Ban Pang Mahan is home to about a thousand tribal villagers. The village is about 70km from the Doi Tung development project in the same district. It is located near the border with Myanmar’s Shan State.

Two hilltribe students at Ban Khayang Pattana School on Doi Tung study with their tablet computers.

Most of the villagers previously grew corn and rice, but it was subsistence living at its worst and did not generate enough money to support the families.

“The poverty forced many young people to drop out of school and leave the village to look for jobs in Bangkok and other cities, while many others were involved in the drug trade and trafficking,” said Ban Pang Mahan chief Piti Weiyu.

But after the tea plantation came along, Mr Piti said many villagers returned home and have been hired on a daily basis to take care of the trees, which are being grown on 1,049 rai of land.

“Each villager gets between 120 and 400 baht a day depending upon how hard they work,” he said.

The tea oil plantation is a pilot project which HRH Princess Sirindhorn is paying close attention to. The princess has played a major role in supporting tea oil plantations which are able to yield seeds after eight years.

If the pilot project is successful, villagers will be encouraged to grow more trees permanently.

In addition, the Mae Fa Luang Foundation plans to develop the village’s plantations in such a way that they become a tourist attraction.

Somnuek Saimua, 27, an Akha man from Ban Pang Mahan, said his family has been assigned to take care of 5 rai of trees on the plantation every day until the tea seed oil can be harvested.

Mr Somnuek said he and his parents now make enough money to cover their living costs and educational fees, earning about 6,000 baht a month. He said those working on the project can now make ends meet. “Now I spend money on further education. I am studying at the political science faculty of Mahachulalongkornrajavidyalaya University, which is in Chiang Rai, and will finish soon,” he said.

Mr Somnuek said he does not want to leave the village to find a job elsewhere after graduation as he wants to make use of his knowledge to help develop the quality of life of people in the area, especially in promoting education among hilltribe children.

Mr Somnuek said more than 70% of students in Ban Pang Mahan village still have no chance of pursuing further education.

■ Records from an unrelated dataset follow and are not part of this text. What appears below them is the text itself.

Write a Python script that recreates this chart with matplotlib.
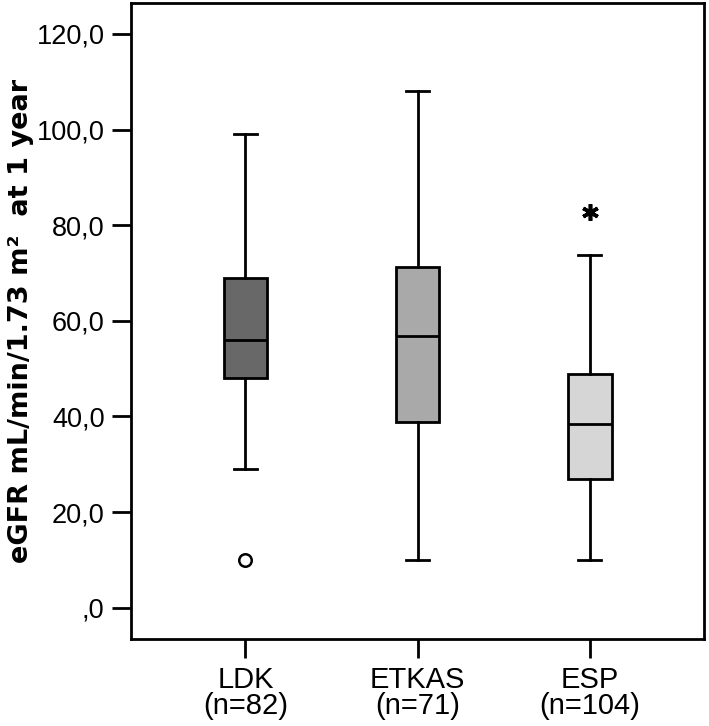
import matplotlib
matplotlib.use("Agg")
import matplotlib.pyplot as plt

plt.rcParams["font.family"] = ["Liberation Sans", "DejaVu Sans"]

# data (eGFR at 1 year)
groups = ["LDK", "ETKAS", "ESP"]
n_counts = [82, 71, 104]
whisk_lo = [29.0, 10.0, 10.0]
q1 = [48.0, 38.9, 26.9]
median = [55.9, 56.8, 38.4]
q3 = [69.0, 71.3, 48.9]
whisk_hi = [99.0, 108.0, 73.8]
outliers = [[10.0], [], []]        # circles
extremes = [[], [], [82.8]]        # asterisks
fills = ["#686868", "#a9a9a9", "#d6d6d6"]
yticks = [0, 20, 40, 60, 80, 100, 120]


def fmt(v):
    s = f"{v:.1f}".replace(".", ",")
    return s[1:] if v == 0 else s


fig = plt.figure(figsize=(7.09, 7.26), dpi=100)
ax = fig.add_axes([0.1848, 0.1194, 0.8082, 0.8761])

stats = [dict(med=m, q1=a, q3=b, whislo=lo, whishi=hi, fliers=[])
         for m, a, b, lo, hi in zip(median, q1, q3, whisk_lo, whisk_hi)]
pos = list(range(1, len(groups) + 1))
bp = ax.bxp(stats, positions=pos, widths=0.255, patch_artist=True, showfliers=False,
            boxprops=dict(edgecolor="black", linewidth=2),
            medianprops=dict(color="black", linewidth=2),
            whiskerprops=dict(color="black", linewidth=2),
            capprops=dict(color="black", linewidth=2), capwidths=0.135)
for patch, c in zip(bp["boxes"], fills):
    patch.set_facecolor(c)

for p, vals in zip(pos, outliers):
    if vals:
        ax.plot([p] * len(vals), vals, "o", mfc="white", mec="black", mew=1.8, ms=9)
for p, vals in zip(pos, extremes):
    if vals:
        ax.plot([p] * len(vals), vals, marker=(6, 2, 0), color="black", mew=2.6, ms=12, ls="none")

ax.set_xlim(0.335, 3.665)
ax.set_ylim(-6.6, 126.4)
ax.set_yticks(yticks)
ax.set_yticklabels([fmt(v) for v in yticks], fontsize=19.5)
ax.set_xticks(pos)
ax.set_xticklabels([f"{g}\n(n={n})" for g, n in zip(groups, n_counts)], fontsize=21, linespacing=0.92)
ax.tick_params(axis="both", direction="out", length=14, width=2, color="black", pad=5)
ax.set_ylabel("eGFR mL/min/1.73 m²  at 1 year", fontsize=19.5, fontweight="bold",
              family=["DejaVu Sans"])
ax.yaxis.label.set_va("center")
ax.yaxis.set_label_coords(-0.192, 0.5)
for s in ax.spines.values():
    s.set_linewidth(2)

fig.savefig("out.png", dpi=100, facecolor="white")
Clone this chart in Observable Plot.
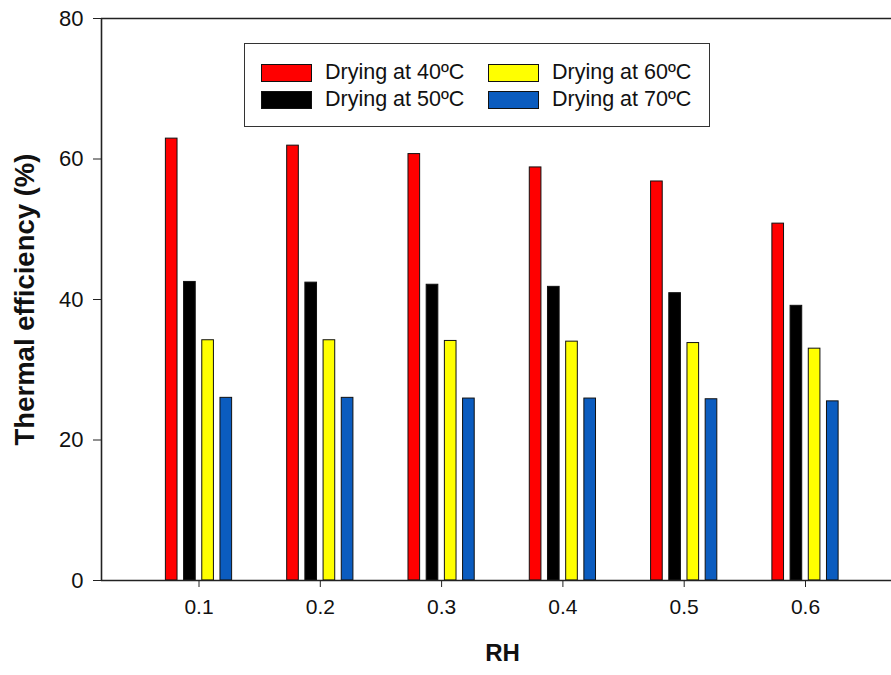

They finish Mathayom 3 (Grade 9) and leave school to help their parents work. “If we do not help to encourage them to study, these young people will be vulnerable to drug addiction and can become drug traffickers and traders one day,” he said.

The Mae Fa Luang Foundation is also promoting the importance of education among hilltribe people. It has played a greater role in helping develop the quality of education at both primary and secondary schools in the Doi Tung area.

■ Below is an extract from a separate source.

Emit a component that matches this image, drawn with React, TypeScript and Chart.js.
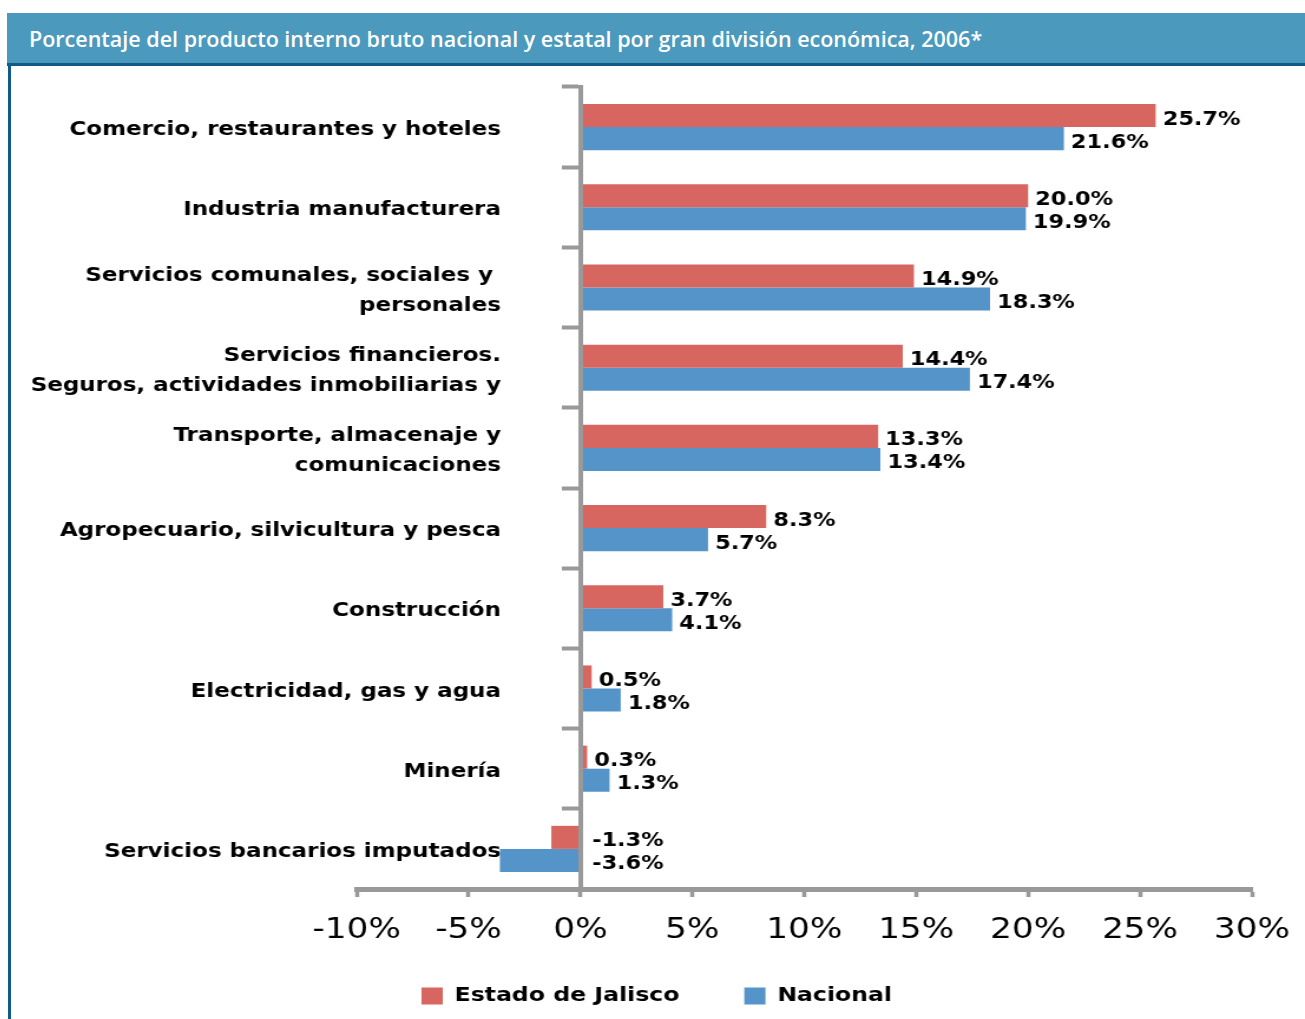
import React, { useEffect, useRef } from 'react';
import { Chart, registerables } from 'chart.js';

Chart.register(...registerables);

const title = 'Porcentaje del producto interno bruto nacional y estatal por gran división económica, 2006*';

const categories: (string | string[])[] = [
  'Comercio, restaurantes y hoteles',
  'Industria manufacturera',
  ['Servicios comunales, sociales y ', 'personales'],
  ['Servicios financieros.', 'Seguros, actividades inmobiliarias y'],
  ['Transporte, almacenaje y', 'comunicaciones'],
  'Agropecuario, silvicultura y pesca',
  'Construcción',
  'Electricidad, gas y agua',
  'Minería',
  'Servicios bancarios imputados',
];
const seriesNames = ['Estado de Jalisco', 'Nacional'];
const jalisco = [25.7, 20.0, 14.9, 14.4, 13.3, 8.3, 3.7, 0.5, 0.3, -1.3];
const nacional = [21.6, 19.9, 18.3, 17.4, 13.4, 5.7, 4.1, 1.8, 1.3, -3.6];
const xMin = -10;
const xMax = 30;
const xStep = 5;

const RED = '#d6665f';
const BLUE = '#5594c8';
const GRAY = '#999999';
const FONT = '"DejaVu Sans", Verdana, sans-serif';

const SX = 1.18; // horizontal stretch of the drawing
const DISPLAY_W = 1294;
const DISPLAY_H = 953;
const CANVAS_W = Math.round(DISPLAY_W / SX);
const CANVAS_H = DISPLAY_H;

const valueLabels = {
  id: 'valueLabels',
  afterDatasetsDraw(chart: any) {
    const ctx = chart.ctx;
    const zero = chart.scales.x.getPixelForValue(0);
    ctx.save();
    ctx.font = `bold 19px ${FONT}`;
    ctx.fillStyle = '#000';
    ctx.textBaseline = 'middle';
    ctx.textAlign = 'left';
    chart.data.datasets.forEach((ds: any, di: number) => {
      const meta = chart.getDatasetMeta(di);
      meta.data.forEach((bar: any, i: number) => {
        const v = ds.data[i] as number;
        const x = v >= 0 ? bar.x + 6 : zero + 10;
        ctx.fillText(v.toFixed(1) + '%', x, bar.y + 4);
      });
    });
    ctx.restore();
  },
};

export default function App() {
  const ref = useRef<HTMLCanvasElement | null>(null);

  useEffect(() => {
    if (!ref.current) return;
    const chart = new Chart(ref.current, {
      type: 'bar',
      data: {
        labels: categories,
        datasets: [
          {
            label: seriesNames[0],
            data: jalisco,
            backgroundColor: RED,
            borderWidth: 0,
            barPercentage: 1,
            categoryPercentage: 0.575,
          },
          {
            label: seriesNames[1],
            data: nacional,
            backgroundColor: BLUE,
            borderWidth: 0,
            barPercentage: 1,
            categoryPercentage: 0.575,
          },
        ],
      },
      options: {
        indexAxis: 'y',
        responsive: false,
        animation: false,
        devicePixelRatio: 1,
        layout: { padding: { left: 293, right: 45, top: 21, bottom: 3 } },
        scales: {
          x: {
            type: 'linear',
            position: 'bottom',
            min: xMin,
            max: xMax,
            afterFit: (scale: any) => {
              scale.height = 42;
              scale._computeLabelArea = () => undefined;
            },
            ticks: {
              stepSize: xStep,
              padding: 12,
              color: '#000',
              font: { family: FONT, size: 29, weight: 'normal', lineHeight: 1.5 },
              callback: (v: any) => `${v}%`,
            },
            grid: {
              drawOnChartArea: false,
              drawTicks: true,
              tickLength: 8,
              tickWidth: 3.5,
              tickColor: GRAY,
            },
            border: { display: true, color: GRAY, width: 5, z: 1 },
          },
          // category labels, placed just left of the negative bars
          y: {
            type: 'category',
            axis: 'y',
            offset: true,
            position: { x: -3.55 } as any,
            ticks: {
              padding: 0,
              labelOffset: 3,
              color: '#000',
              font: { family: FONT, size: 19.5, weight: 'bold', lineHeight: 1.54 },
            },
            grid: { display: false, offset: true },
            border: { display: false },
          },
          // the axis line with its tick marks at zero
          yZero: {
            type: 'category',
            axis: 'y',
            offset: true,
            position: { x: 0 } as any,
            ticks: { display: false, padding: 0 },
            grid: {
              offset: true,
              drawOnChartArea: false,
              drawTicks: true,
              tickLength: 14,
              tickWidth: 4,
              tickColor: GRAY,
            },
            border: { display: true, color: GRAY, width: 4, z: 1 },
          },
        },
        plugins: {
          legend: {
            position: 'bottom',
            align: 'start',
            labels: {
              boxWidth: 18,
              boxHeight: 17,
              padding: 55,
              color: '#000',
              font: { family: FONT, size: 20, weight: 'bold' },
            },
          },
          title: { display: false },
          tooltip: { enabled: false },
        },
      } as any,
      plugins: [valueLabels],
    });
    return () => chart.destroy();
  }, []);

  return (
    <div
      style={{
        position: 'absolute',
        left: 0,
        top: 0,
        width: 1305,
        height: 1019,
        overflow: 'hidden',
        background: '#ffffff',
      }}
    >
      <div
        style={{
          position: 'absolute',
          left: 7,
          top: 13,
          width: 1276,
          height: 50,
          background: '#4b9abe',
          borderBottom: '3px solid #0e5b88',
          color: '#ffffff',
          fontFamily: '"Open Sans", "Noto Sans", sans-serif',
          fontWeight: 600,
          fontSize: 21.5,
          lineHeight: '52px',
          paddingLeft: 22,
          boxSizing: 'content-box',
          whiteSpace: 'nowrap',
        }}
      >
        {title}
      </div>
      <div
        style={{
          position: 'absolute',
          left: 8,
          top: 66,
          width: 3,
          height: 953,
          background: '#0e5b88',
        }}
      />
      <canvas
        ref={ref}
        width={CANVAS_W}
        height={CANVAS_H}
        style={{
          position: 'absolute',
          left: 11,
          top: 66,
          width: DISPLAY_W,
          height: DISPLAY_H,
        }}
      />
    </div>
  );
}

The foundation brought in the Montessori educational system for Ban Khayang Pattana School nine years ago.

The educational style originated in Italy and is fundamentally a model of human development to teach kindergarten and primary students to know how to rely on themselves so they can grow up naturally and adjust to their surroundings.

Anthony Herring, a British teacher who oversees Montessori education at the school, said teachers have been trained to apply the Italian model to stimulate school children to interact with their environment until they are able to choose and act freely within environments and surroundings.

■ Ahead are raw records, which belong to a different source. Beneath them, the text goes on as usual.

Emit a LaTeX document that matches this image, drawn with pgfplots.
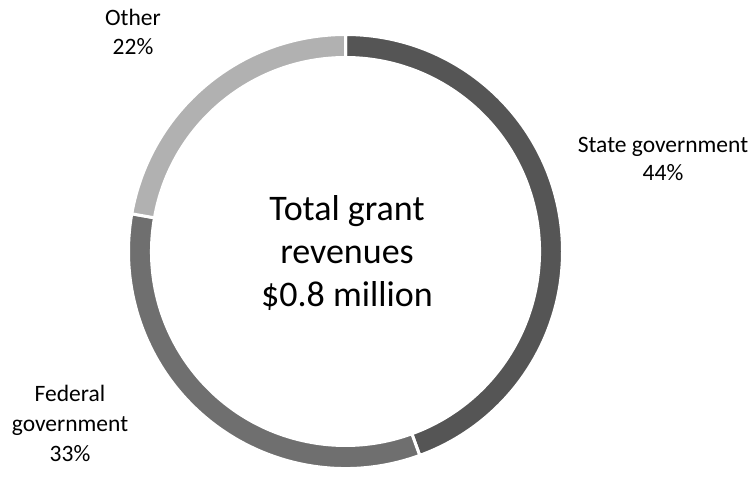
\documentclass[border=0pt]{standalone}
\usepackage{pgfplots}
\pgfplotsset{compat=1.18}
\usepackage{pgfplotstable}
\usetikzlibrary{calc}
\usepackage{fontspec}
\setmainfont{Carlito}
\definecolor{cState}{HTML}{555555}
\definecolor{cFederal}{HTML}{6F6F6F}
\definecolor{cOther}{HTML}{B1B1B1}
\pgfplotstableread[col sep=comma]{
name,share
State government,44.4
Federal government,33.3
Other,22.2
}\grants
\def\cx{345.5}\def\cy{218.5}\def\ro{217}\def\ri{194}
\newcommand\seg[3]{%
  \filldraw[fill=#3, draw=white, line width=3pt]
    ($(axis cs:\cx,\cy)+(#1:\ro pt)$) arc[start angle=#1, end angle=#2, radius=\ro pt]
    -- ($(axis cs:\cx,\cy)+(#2:\ri pt)$) arc[start angle=#2, end angle=#1, radius=\ri pt] -- cycle;}
\begin{document}
\begin{tikzpicture}
\pgfplotstablegetelem{0}{share}\of\grants \let\vA\pgfplotsretval
\pgfplotstablegetelem{1}{share}\of\grants \let\vB\pgfplotsretval
\pgfplotstablegetelem{2}{share}\of\grants \let\vC\pgfplotsretval
\pgfmathsetmacro{\tot}{\vA+\vB+\vC}
\pgfmathsetmacro{\aA}{90}
\pgfmathsetmacro{\aB}{\aA-360*\vA/\tot}
\pgfmathsetmacro{\aC}{\aB-360*\vB/\tot}
\pgfmathsetmacro{\aD}{\aC-360*\vC/\tot}
\begin{axis}[
  scale only axis, width=755pt, height=470pt,
  xmin=0, xmax=755, ymin=0, ymax=470,
  hide axis, clip=false,
]
\path (axis cs:0,0) rectangle (axis cs:755,470);
\seg{\aA}{\aB}{cState}
\seg{\aB}{\aC}{cFederal}
\seg{\aC}{\aD}{cOther}
\node[align=center, font=\fontsize{36}{43}\selectfont, text=black] at (axis cs:347,217)
  {Total grant\\revenues\\\$0.8 million};
\node[align=center, font=\fontsize{23.5}{28}\selectfont, text=black] at (axis cs:663,311)
  {State government\\44\%};
\node[align=center, font=\fontsize{23.5}{30}\selectfont, text=black] at (axis cs:70,47)
  {Federal\\government\\33\%};
\node[align=center, font=\fontsize{23.5}{29}\selectfont, text=black] at (axis cs:133,438)
  {Other\\22\%};
\end{axis}
\end{tikzpicture}
\end{document}
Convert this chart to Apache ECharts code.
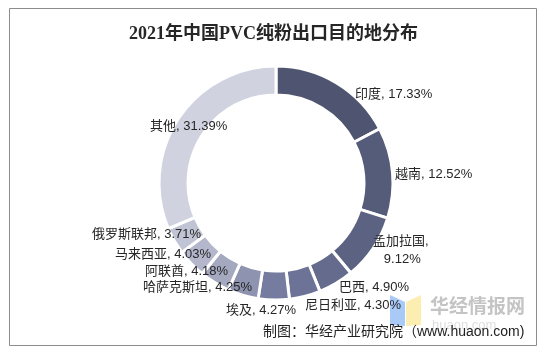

“Students who pass the Montessori programme are able to solve immediate problems and deal with hard issues in daily life because they learned and were guided by their teachers into the discovery of problem-solving skills,” Mr Herring said.

Veerachit Varanchitkul, deputy chairman of the Mae Fa Luang Tambon Administration Organisation, said the TAO has worked closely with the Mae Fa Luang Foundation in educational promotion for hilltribe students.

Mr Veerachit said the organisation pays particular attention to teaching English and Chinese and hires native speakers at the tambon’s secondary school.

“We want to see our kids speak more than Thai and dialect languages so they will be able to use them to make a living in the future,” he said.